Officials hope to persuade political leaders to back recommendations made by an advisory panel last summer to give the state more flexibility in fighting wildlife invaders.
Most of the recommendations will be politically acceptable, said Donald F. Boesch, who heads Maryland’s Snakehead Scientific Advisory Panel. Boesch, an estuary sciences expert at the University of Maryland, said the state needs to toughen its legal line of defense against aquatic predators.
Maryland law bans importing or introducing non-indigenous fish species into state waterways, Boesch said, but a loophole fails to cover those who spread the invaders by accident or negligence.
“State agencies and the [Department of Natural Resources] need a more solid basis to act when they have to,” Boesch said.
But state officials are less certain about whether they will be able to persuade Maryland’s new governor, Robert L. Ehrlich, to back another of the panel’s recommendations.
The panel urged that Maryland’s Department of Natural Resources be granted more authority “to take steps to eradicate or control the spread of prohibited species even when the fish are in tanks or ponds on private property.” They acknowledged that those steps might require court orders.
“When there is a clear danger, we felt it was appropriate for the state to go in and do what’s necessary,” Boesch said.
But officials said they are unsure whether that recommendation will be supported by Ehrlich, a Republican congressman who sometimes sided with property-rights interests in House votes.
The new governor “will want to strike a careful balance between property-rights needs and any proposal that takes an active position on public health rights,” said Henry Fawell, Ehrlich’s spokesman. But Fawell cautioned that any move would not “come at the expense of property rights.”

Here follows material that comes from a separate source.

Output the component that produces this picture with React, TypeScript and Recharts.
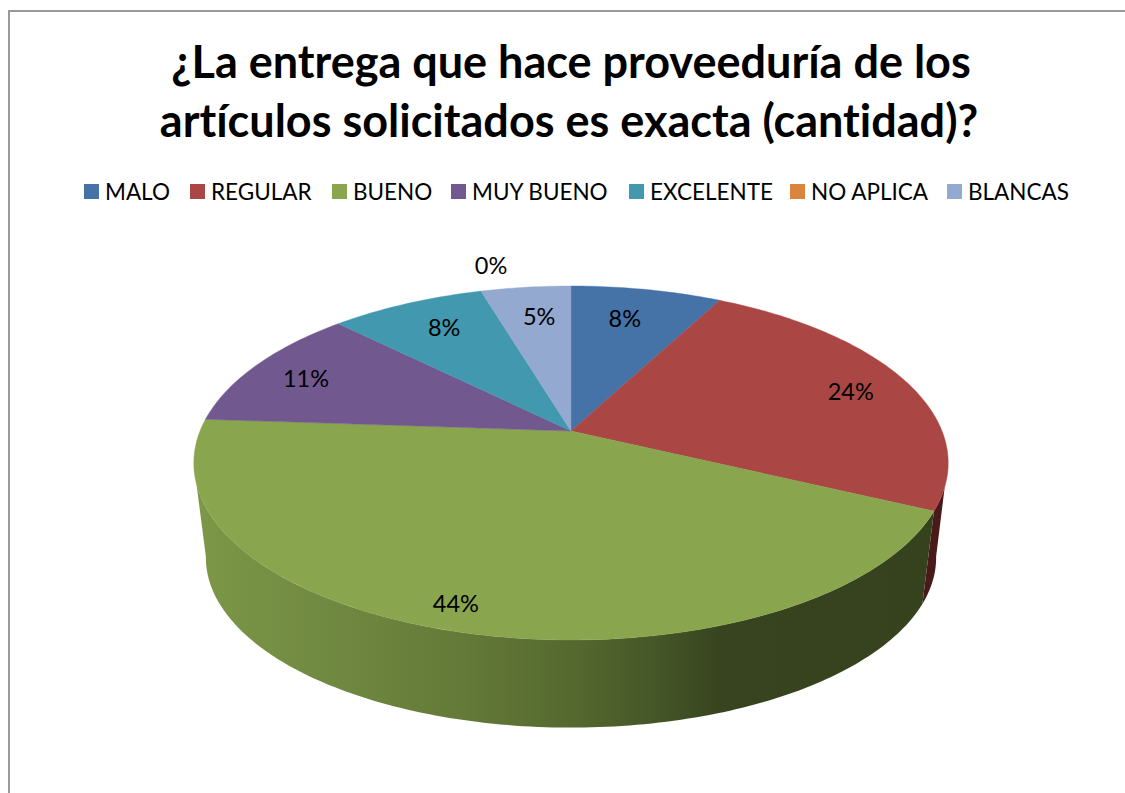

Boesch and state wildlife officials hope a compromise can be found by offering property owners compensation for damage incurred when the state moves against wildlife invaders.
That is already the case with the Crofton pond invaded by the snakehead, Schwab said. Once poison levels fade in the privately owned pond, officials plan to restock it with catfish, pickerel and large-mouthed bass -- the fish that swam there before they were joined by lurking snakeheads.